Cut & Color

September 1998

Managing:Gemstone Jewelry

Cut & Color

Promoting uniquely designed colored gemstone jewelry is a slam dunk for jewelers who follow a few simple guidelines

Trade magazines are filled with dazzling photos of well-cut colored gemstones. The trade shows you attend provide tantalizing choices when it's time to buy. What's more, jewelry designers in-store and in the field are outdoing themselves with inspired designs in color.

Without question, it's a great time for jewelers to be in the business of buying colored gemstones, especially when you can create or commission unique settings for them.

Nevertheless, there's still that last 12 inches of counter to contend with when it's time to sell these beautiful wares. You need to manage your gemstone collection to maximize your profits. At the AGS Conclave this year, four jewelers who are masters at this trade shared their tips with attendees in a session titled "Custom Design With Colored Gems." Here are their pearls of wisdom.

Make it a Niche
Because turnover and margin are so good on unusual colored gems, expert color sellers suggest jewelers make it a real niche. This means stocking a great variety of gems and making custom design an integral part of your selling strategy. If you don't have on-staff jewelers who can do the kind of high-end custom design you're looking for, go outside. "There are plenty of people you can hire or designers to whom you can send the gems for design," says Bob Lynn of Lynn's Jewelers, Ventura, CA. "Customers don't mind you sending it out, as long as you tell them positively you have a designer who's just right for this gem."

Keep it Unusual and Affordable
Unusual gemstones afford great opportunities to sell pieces with great price tags. Jack Siebert of Jack Siebert Goldsmith Jewelers, Columbus, OH, has had great success recently with onyx, opal and other black and white gemstones. He's also seen a growing interest in different colored sapphires and colored diamonds. The wholesale cost of some unusual gems can be lower than consumers imagine, allowing good markups.

Make Display a Priority
Joe de Bella of de Bella Fine Gems & Jewelry, Santa Fe, NM, displays 200-300 gems daily. He changes his displays about once a month. He also features a focus on one gemstone (tourmaline, for example) and displays the heck out of it so customers learn a great deal. "Why display so much color?" asks de Bella. "Because I'm lazy and I want it to sell itself. I'm also snobbish about color and I only display pieces that talk to me. I don't care if it's amethyst, citrine, sapphire or even diamonds, it all has to be well-made."

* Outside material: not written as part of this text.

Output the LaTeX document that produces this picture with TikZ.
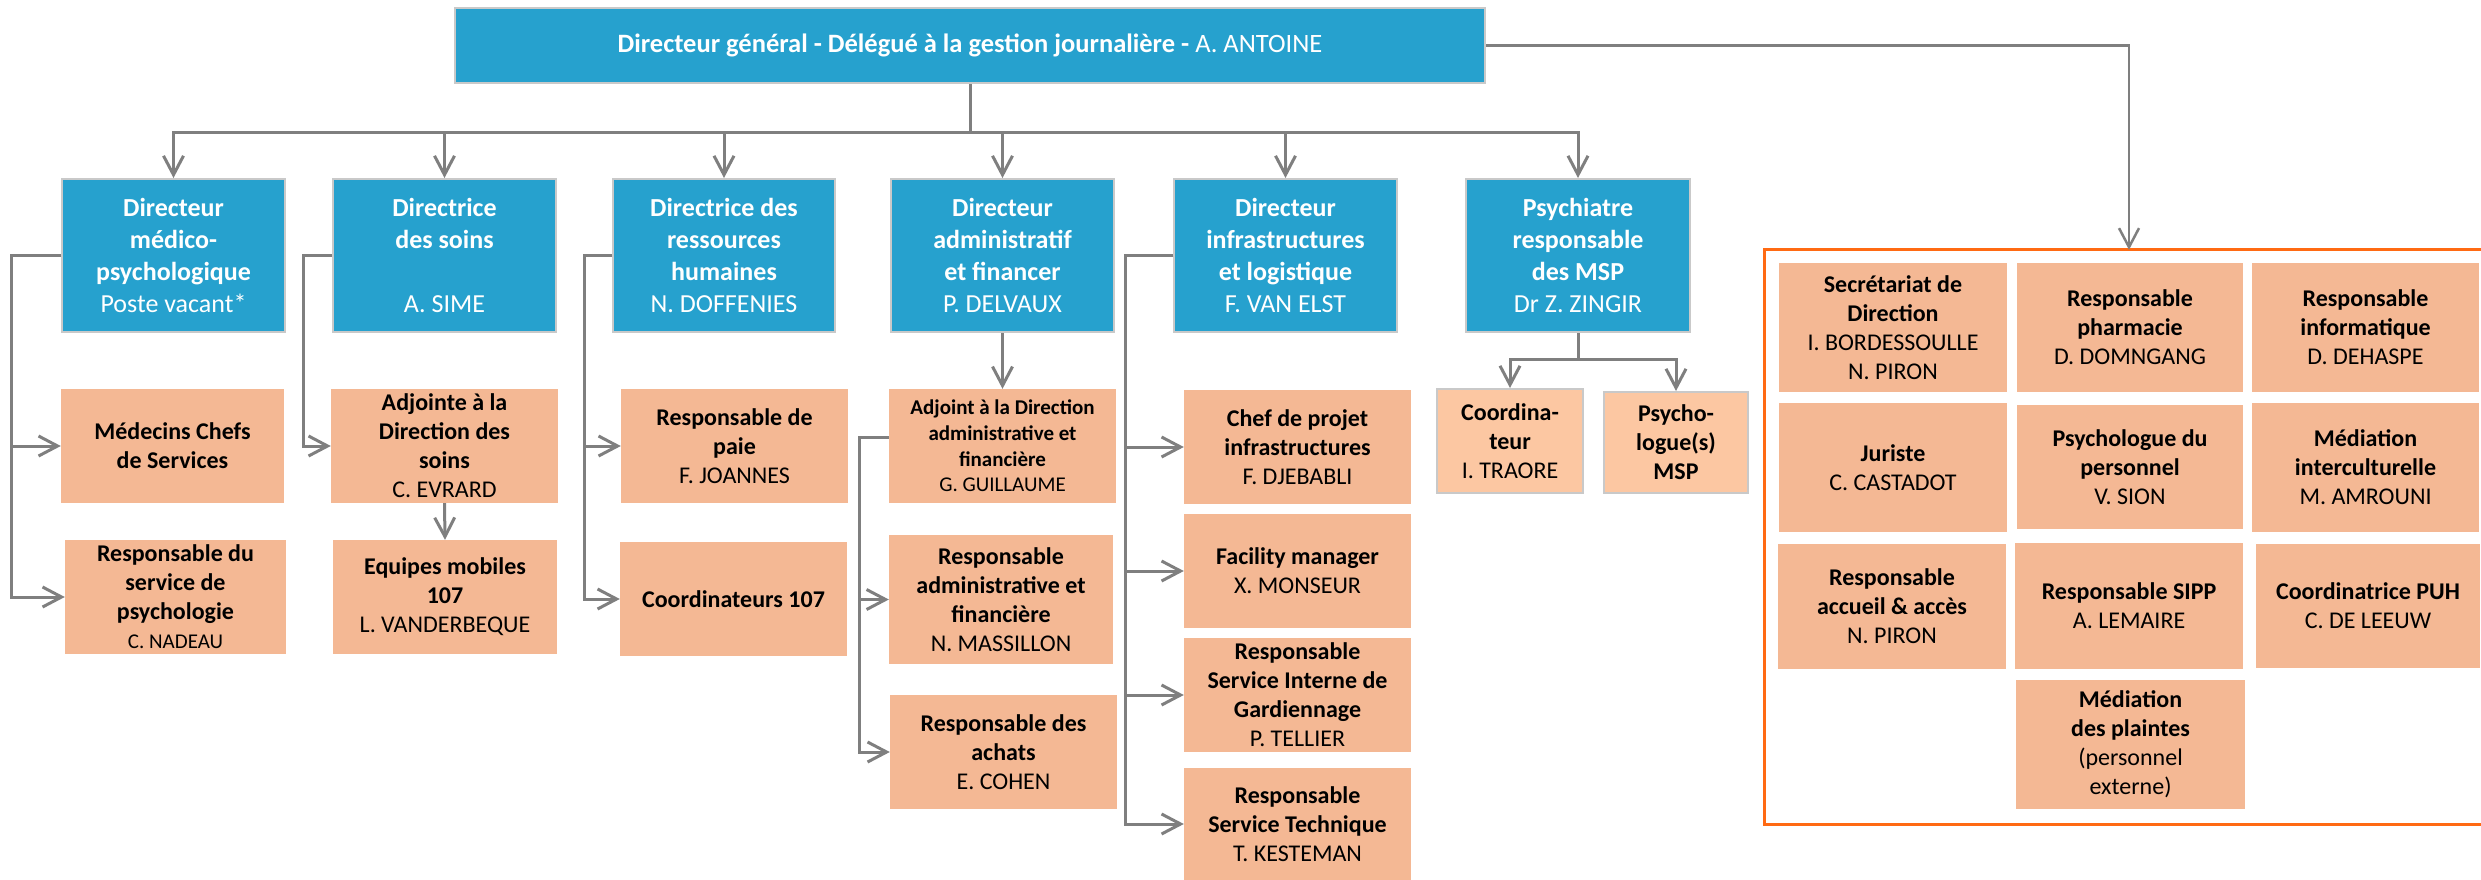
\documentclass[tikz,border=0pt]{standalone}
\usepackage{fontspec}
\setmainfont{Carlito}
\usetikzlibrary{arrows.meta}
\definecolor{blueC}{HTML}{26A1CE}
\definecolor{peachC}{HTML}{F4B894}
\definecolor{peachL}{HTML}{FCC7A2}
\definecolor{grayC}{HTML}{7F7F7F}
\definecolor{borderC}{HTML}{C9C9C9}
\definecolor{orangeC}{HTML}{FF6A13}
\begin{document}
\begin{tikzpicture}[x=1pt,y=-1pt,
  box/.style={rectangle, inner sep=0pt, align=center, anchor=center},
  bluebox/.style={box, fill=blueC, draw=borderC, line width=2pt, text=white, font=\fontsize{26}{32}\selectfont},
  peach/.style={box, fill=peachC, draw=none, text=black, font=\fontsize{24}{29}\selectfont},
  peachlt/.style={box, fill=peachL, draw=borderC, line width=2pt, text=black, font=\fontsize{24}{29}\selectfont},
  conn/.style={draw=grayC, line width=3pt},
  arr/.style={conn, -{Straight Barb[length=19pt,width=20pt]}},
  framestyle/.style={draw=orangeC, line width=3pt},
]
\useasboundingbox (0,0) rectangle (2481,879);

% frame
\node[box, minimum width=716pt, minimum height=574pt] (frame) at (2123,537) {};
\draw[framestyle] (frame.north east) -- (frame.north west) -- (frame.south west) -- (frame.south east);

% top
\node[bluebox, minimum width=1030pt, minimum height=75pt, font=\fontsize{26.5}{31}\selectfont] (top) at (970,45.5)
  {\textbf{Directeur général - Délégué à la gestion journalière - }A. ANTOINE};

% level 2
\node[bluebox, minimum width=223pt, minimum height=153pt] (b1) at (173.5,255.5)
  {\textbf{Directeur}\\\textbf{médico-}\\\textbf{psychologique}\\Poste vacant*};
\node[bluebox, minimum width=223pt, minimum height=153pt] (b2) at (444.5,255.5)
  {\textbf{Directrice}\\\textbf{des soins}\\\strut\\A. SIME};
\node[bluebox, minimum width=222pt, minimum height=153pt] (b3) at (724,255.5)
  {\textbf{Directrice des}\\\textbf{ressources}\\\textbf{humaines}\\N. DOFFENIES};
\node[bluebox, minimum width=223pt, minimum height=153pt] (b4) at (1002.5,255.5)
  {\textbf{Directeur}\\\textbf{administratif}\\\textbf{et financer}\\P. DELVAUX};
\node[bluebox, minimum width=223pt, minimum height=153pt] (b5) at (1285.5,255.5)
  {\textbf{Directeur}\\\textbf{infrastructures}\\\textbf{et logistique}\\F. VAN ELST};
\node[bluebox, minimum width=224pt, minimum height=153pt] (b6) at (1578,255.5)
  {\textbf{Psychiatre}\\\textbf{responsable}\\\textbf{des MSP}\\Dr Z. ZINGIR};

% level 3
\node[peach, minimum width=223pt, minimum height=114pt] (med) at (172.5,446)
  {\textbf{Médecins Chefs}\\\textbf{de Services}};
\node[peach, minimum width=221pt, minimum height=114pt] (rpsy) at (175.5,597)
  {\textbf{Responsable du}\\\textbf{service de}\\\textbf{psychologie}\\{\fontsize{21}{25}\selectfont C. NADEAU}};
\node[peach, minimum width=227pt, minimum height=114pt] (adjs) at (444.5,446)
  {\textbf{Adjointe à la}\\\textbf{Direction des}\\\textbf{soins}\\C. EVRARD};
\node[peach, minimum width=224pt, minimum height=114pt] (equ) at (445,597)
  {\textbf{Equipes mobiles}\\\textbf{107}\\L. VANDERBEQUE};
\node[peach, minimum width=227pt, minimum height=114pt] (paie) at (734.5,446)
  {\textbf{Responsable de}\\\textbf{paie}\\F. JOANNES};
\node[peach, minimum width=227pt, minimum height=114pt] (coo) at (733.5,599)
  {\textbf{Coordinateurs 107}};
\node[peach, minimum width=227pt, minimum height=114pt, font=\fontsize{21}{25.7}\selectfont] (adja) at (1002.5,446)
  {\textbf{Adjoint à la Direction}\\\textbf{administrative et}\\\textbf{financière}\\G. GUILLAUME};
\node[peach, minimum width=224pt, minimum height=129pt] (raf) at (1001,599.5)
  {\textbf{Responsable}\\\textbf{administrative et}\\\textbf{financière}\\N. MASSILLON};
\node[peach, minimum width=227pt, minimum height=114pt] (ach) at (1003.5,752)
  {\textbf{Responsable des}\\\textbf{achats}\\E. COHEN};
\node[peach, minimum width=227pt, minimum height=114pt] (chef) at (1297.5,447)
  {\textbf{Chef de projet}\\\textbf{infrastructures}\\F. DJEBABLI};
\node[peach, minimum width=227pt, minimum height=114pt] (fac) at (1297.5,571)
  {\textbf{Facility manager}\\X. MONSEUR};
\node[peach, minimum width=227pt, minimum height=114pt] (sig) at (1297.5,695)
  {\textbf{Responsable}\\\textbf{Service Interne de}\\\textbf{Gardiennage}\\P. TELLIER};
\node[peach, minimum width=227pt, minimum height=112pt] (stech) at (1297.5,824)
  {\textbf{Responsable}\\\textbf{Service Technique}\\T. KESTEMAN};
\node[peachlt, minimum width=146pt, minimum height=104pt] (coord) at (1510,441)
  {\textbf{Coordina-}\\\textbf{teur}\\I. TRAORE};
\node[peachlt, minimum width=144pt, minimum height=101pt] (psyms) at (1676,442.5)
  {\textbf{Psycho-}\\\textbf{logue(s)}\\\textbf{MSP}};

% frame boxes
\node[peach, minimum width=228pt, minimum height=129pt] (sec) at (1893,327.5)
  {\textbf{Secrétariat de}\\\textbf{Direction}\\I. BORDESSOULLE\\N. PIRON};
\node[peach, minimum width=226pt, minimum height=129pt] (pha) at (2130,327.5)
  {\textbf{Responsable}\\\textbf{pharmacie}\\D. DOMNGANG};
\node[peach, minimum width=227pt, minimum height=129pt] (inf) at (2365.5,327.5)
  {\textbf{Responsable}\\\textbf{informatique}\\D. DEHASPE};
\node[peach, minimum width=228pt, minimum height=129pt] (jur) at (1893,467.5)
  {\textbf{Juriste}\\C. CASTADOT};
\node[peach, minimum width=226pt, minimum height=124pt] (pdp) at (2130,467)
  {\textbf{Psychologue du}\\\textbf{personnel}\\V. SION};
\node[peach, minimum width=227pt, minimum height=129pt] (medi) at (2365.5,467.5)
  {\textbf{Médiation}\\\textbf{interculturelle}\\M. AMROUNI};
\node[peach, minimum width=228pt, minimum height=125pt] (acc) at (1892,606.5)
  {\textbf{Responsable}\\\textbf{accueil \& accès}\\N. PIRON};
\node[peach, minimum width=228pt, minimum height=126pt] (sipp) at (2129,606)
  {\textbf{Responsable SIPP}\\A. LEMAIRE};
\node[peach, minimum width=224pt, minimum height=124pt] (puh) at (2368,606)
  {\textbf{Coordinatrice PUH}\\C. DE LEEUW};
\node[peach, minimum width=229pt, minimum height=129pt] (pla) at (2130.5,744.5)
  {\textbf{Médiation}\\\textbf{des plaintes}\\(personnel\\externe)};

% helper coordinates
\coordinate (busy) at (0,132);
\coordinate (psyy) at (0,359);
\coordinate (l1) at (11,0);
\coordinate (l2) at (303,0);
\coordinate (l3) at (584,0);
\coordinate (l4) at (859,0);
\coordinate (l5) at (1125,0);
\coordinate (adjaw) at ([yshift=9pt]adja.west);

% top -> level 2
\foreach \b in {b1,b2,b3,b4,b5,b6}
  \draw[arr] (top.south) -- (top.south |- busy) -| (\b.north);

% top -> frame
\draw[arr, line width=2.5pt] (top.east) -| ([xshift=6pt]frame.north);

% side connectors
\draw[arr] (b1.west) -- (b1.west -| l1) |- (med.west);
\draw[arr] (b1.west) -- (b1.west -| l1) |- (rpsy.west);
\draw[arr] (b2.west) -- (b2.west -| l2) |- (adjs.west);
\draw[arr] (adjs.south) -- (equ.north);
\draw[arr] (b3.west) -- (b3.west -| l3) |- (paie.west);
\draw[arr] (b3.west) -- (b3.west -| l3) |- (coo.west);
\draw[arr] (b4.south) -- (adja.north);
\draw[arr] (adjaw) -- (adjaw -| l4) |- (raf.west);
\draw[arr] (adjaw) -- (adjaw -| l4) |- (ach.west);
\foreach \t in {chef,fac,sig,stech}
  \draw[arr] (b5.west) -- (b5.west -| l5) |- (\t.west);
\draw[arr] (b6.south) -- (b6.south |- psyy) -| (coord.north);
\draw[arr] (b6.south) -- (b6.south |- psyy) -| (psyms.north);
\end{tikzpicture}
\end{document}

De Bella has had great success with unusual display props, such as acrylic tubing or wooden rails usually used to display marbles. "The important thing is to let people touch the stones," he says. "They want to hold and fondle them." Exploring the "sex" appeal of great gems makes the route to ownership much shorter, he believes. Of course, written signs explaining country of origin and certificates of non-treatment (if such is the case) add to the appeal of displays, de Bella says.

Price Profitably
Making a profit from unusual colored gems and the custom designs they often require means assigning appropriate pricing. Many jewelers who do on-site custom design underestimate their costs and short-change profits as a result. Because many pieces are original, copyrightable designs, this should be accounted for in your prices and on any appraisals of the items.

Use Buzz Words in Promotion
Mark Moeller of R.F. Moeller Jeweler, St. Paul, MN, moderated the panel and shared his approach to promoting unusual color and custom design. He hired a well-paid, highly qualified bench jeweler to do his colored gemstone custom work. "We promote our custom work using such buzzwords as one-of-a-kind and studio," he says. "I paid for the best and it's been well worth it."